In such a moment, the traditional dividing lines between delusion and reality break down. It becomes all the harder to say what is mere paranoia, and what it an accurate or at least plausible projection into the future.
Recent events have forced many of us to take seriously the possible breakdown of our social and political institutions, which we once thought all but eternal. Will these fears be justified?
I, for one, in my heart, still can't quite see it as plausible that the U.S. president will simply refuse to accept the results of an election and cling to power, dismantling our democratic institutions and asserting authoritarian rule.
So too, it seems absurd to me to think that the COVID-19 crisis might last for years, proving impossible to contain or inoculate against, and leading to economic depression and mass death on a global scale.
Yet, why should I regard these things as so unlikely? History is replete with examples of political orders that have broken down and vanished—even ones that had previously lasted for centuries. Economies have crumbled and prevailing standards of value proved meaningless. Why should I think that it could never possibly happen to me? To us?
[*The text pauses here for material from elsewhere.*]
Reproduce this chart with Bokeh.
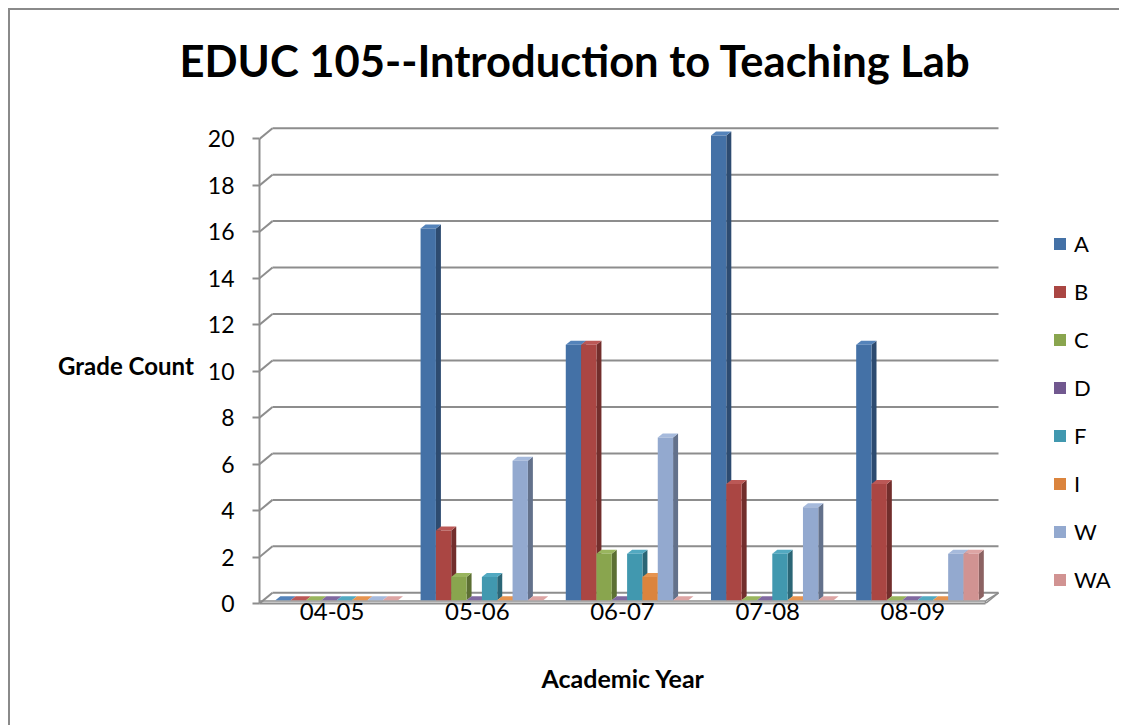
from bokeh.plotting import figure
from bokeh.models import FixedTicker, Legend, LegendItem, Range1d, Title, LinearAxis
from bokeh.embed import file_html
from bokeh.resources import INLINE

# ---------------- data ----------------
years = ["04-05", "05-06", "06-07", "07-08", "08-09"]
grades = ["A", "B", "C", "D", "F", "I", "W", "WA"]
A = [0, 16, 11, 20, 11]
B = [0, 3, 11, 5, 5]
C = [0, 1, 2, 0, 0]
D = [0, 0, 0, 0, 0]
F = [0, 1, 2, 2, 0]
I = [0, 0, 1, 0, 0]
W = [0, 6, 7, 4, 2]
WA = [0, 0, 0, 0, 2]
y_ticks = [0, 2, 4, 6, 8, 10, 12, 14, 16, 18, 20]
series = [A, B, C, D, F, I, W, WA]

# ---------------- style ----------------
front_colors = ["#4471A6", "#AA4643", "#89A54E", "#71588F", "#4198AF", "#DB843D", "#93A9CF", "#D19392"]
side_colors = ["#2D4B70", "#722E2C", "#5C6F33", "#4B3B60", "#2B6676", "#935829", "#63718B", "#8C6262"]
top_colors = ["#5483BA", "#BB5856", "#99B55E", "#8069A0", "#52A9C1", "#E69450", "#A6BADC", "#DDA5A4"]
GRAY = "#8D8D8D"
FONT = "Lato"

SX = 145.2          # px per category
SY = 23.23          # px per count
FRAME_W = 860
FRAME_H = 477
WALL_DX = 13 / SX
WALL_DY = 10.7 / SY
BAR_DX = 5 / SX
BAR_DY = 4 / SY
BASE = 3.3 / SY
SLAB = 2.6 / SY
BAR_W = 15.33 / SX
SHIFT = 4.6 / SX

ncat = len(years)

p = figure(frame_width=FRAME_W, frame_height=FRAME_H,
           x_range=Range1d(0, FRAME_W / SX), y_range=Range1d(0, FRAME_H / SY),
           output_backend="svg", toolbar_location=None,
           min_border_left=249, min_border_right=0, min_border_top=116, min_border_bottom=122,
           background_fill_color="white", border_fill_color="white",
           styles={"margin-left": "8px", "margin-top": "8px",
                   "border-left": "2px solid #8A8A8A", "border-top": "2px solid #8A8A8A"})
p.outline_line_color = None
p.grid.grid_line_color = None

# ---------------- 3D walls / floor ----------------
n = len(y_ticks)
p.segment(x0=[0] * n, y0=y_ticks, x1=[WALL_DX] * n, y1=[t + WALL_DY for t in y_ticks],
          line_color=GRAY, line_width=2)
p.segment(x0=[WALL_DX] * n, y0=[t + WALL_DY for t in y_ticks],
          x1=[ncat + WALL_DX] * n, y1=[t + WALL_DY for t in y_ticks],
          line_color=GRAY, line_width=2)
# floor slab
p.segment(x0=[0, ncat, ncat, ncat], y0=[SLAB, 0, SLAB, 0],
          x1=[ncat, ncat + WALL_DX, ncat + WALL_DX, ncat], y1=[SLAB, WALL_DY, WALL_DY, SLAB],
          line_color=GRAY, line_width=1.5)

# ---------------- bars ----------------
front_renderers = []
for k, vals in enumerate(series):
    xl = [i + 0.5 + SHIFT + (k - 4) * BAR_W for i in range(ncat)]
    xr = [x + BAR_W for x in xl]
    tops = [v + BASE for v in vals]
    side_xs = [[r, r + BAR_DX, r + BAR_DX, r] for r in xr]
    side_ys = [[BASE, BASE + BAR_DY, t + BAR_DY, t] for t in tops]
    top_xs = [[l, r, r + BAR_DX, l + BAR_DX] for l, r in zip(xl, xr)]
    top_ys = [[t, t, t + BAR_DY, t + BAR_DY] for t in tops]
    p.patches(side_xs, side_ys, fill_color=side_colors[k], line_color=None)
    p.patches(top_xs, top_ys, fill_color=top_colors[k], line_color=None)
    fr = p.quad(left=xl, right=xr, bottom=[BASE] * ncat, top=tops,
                fill_color=front_colors[k], line_color=None)
    front_renderers.append(fr)

# ---------------- axes ----------------
yax = p.yaxis[0]
yax.ticker = FixedTicker(ticks=y_ticks)
yax.bounds = (0, 20)
yax.axis_line_color = GRAY
yax.axis_line_width = 2
yax.major_tick_line_color = GRAY
yax.major_tick_line_width = 2
yax.major_tick_out = 7
yax.major_tick_in = 0
yax.minor_tick_line_color = None
yax.major_label_standoff = 18
yax.major_label_text_font = FONT
yax.major_label_text_font_size = "23px"
yax.major_label_text_color = "black"
yax.axis_label = "Grade Count"
yax.axis_label_orientation = "horizontal"
yax.axis_label_text_font = FONT
yax.axis_label_text_font_style = "bold"
yax.axis_label_text_font_size = "24px"
yax.axis_label_text_color = "black"
yax.axis_label_standoff = 11

xax = p.xaxis[0]
xax.ticker = FixedTicker(ticks=[i + 0.5 for i in range(ncat)])
xax.major_label_overrides = {i + 0.5: y for i, y in enumerate(years)}
xax.bounds = (0, ncat)
xax.axis_line_color = GRAY
xax.axis_line_width = 2
xax.major_tick_line_color = None
xax.minor_tick_line_color = None
xax.major_tick_out = 0
xax.major_label_standoff = -1
xax.major_label_text_font = FONT
xax.major_label_text_font_size = "24px"
xax.major_label_text_color = "black"


def spacer(size):
    # an invisible axis used only to reserve vertical room between panels
    return LinearAxis(ticker=FixedTicker(ticks=[0.01]), major_label_overrides={0.01: ""},
                      axis_line_color=None, major_tick_line_color=None, minor_tick_line_color=None,
                      major_tick_out=size, major_tick_in=0, minor_tick_out=0, minor_tick_in=0,
                      major_label_standoff=0, major_label_text_font_size="1px")


# ---------------- title and x-axis title ----------------
p.title.text = ""
p.add_layout(spacer(36), "above")
p.add_layout(Title(text="EDUC 105--Introduction to Teaching Lab", text_font=FONT,
                   text_font_style="bold", text_font_size="43.5px", text_color="black",
                   align="left", offset=-80, standoff=10), "above")

p.add_layout(spacer(38), "below")
p.add_layout(Title(text="Academic Year", text_font=FONT, text_font_style="bold",
                   text_font_size="25px", text_color="black", align="left",
                   offset=282, standoff=0), "below")

# ---------------- legend ----------------
legend = Legend(items=[LegendItem(label=g, renderers=[r]) for g, r in zip(grades, front_renderers)],
                location=(793, 10), orientation="vertical",
                glyph_width=15, glyph_height=15, label_height=20, spacing=21,
                padding=0, margin=0, border_line_color=None, background_fill_alpha=0,
                label_standoff=7, label_text_font=FONT, label_text_font_size="22px",
                label_text_color="black")
p.add_layout(legend)

open("out.html", "w").write(file_html(p, INLINE))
As D.H. Lawrence aptly put it—to quote once again his poem on the "Latter-Day Sinners": Why should the deluge wait while these young gentry go on eating good dinners for fifty more long years? Why should our Latter-Day sinners expect such a long smooth run for their very paltry little bit of money?
So what is irrational fear, and what is truth? If this coming November election proceeds as planned, if Trump is voted out and—with however much grumbling—leaves office, if the economy manages to right itself from its current downward spiral—then all of this will be seen by future generations as paranoid delusion. Or at the very least as overdone.
But we lack the benefit of their view. We are like Melville's characters living through the Age of Revolution and the Napoleonic Empire. We don't know where these events are taking us. We have no standard of comparison. Nothing like this has ever happened in the past, and so we cannot judge what its outcome will be.
I don't think the U.S. president will dismantle democratic institutions. Because it's never happened before. But then: we've never had a president like this one before.
I don't think the economy will suffer a catastrophic "double-dip" from the COVID-19 recession, leading to a debt crisis on top of the contraction and wiping out financial institutions. But then, we've never had a global crisis exactly like this one before, posing such a massive threat of a coordinated global contraction in economic activity.
These things are not past history to us. They are our present reality. And so we are faced with the terrible contingency of events, rather than the hypostatized necessity that hindsight is so ready to impute.
Why shouldn't the worst happen, therefore? Why should the deluge wait another fifty long years? We are like Lifton, confronting the paranoiac who dreads the coming end of the world. And, just like Lifton, we are unable to tell that suffering soul that their fears are wholly unreasonable. We are struggling to sort out in our own mind what are the limits of the possible.
We are living in an age of pandemic and resurgent authoritarianism. Things we thought to be unthinkable have already come to pass. How many more will come?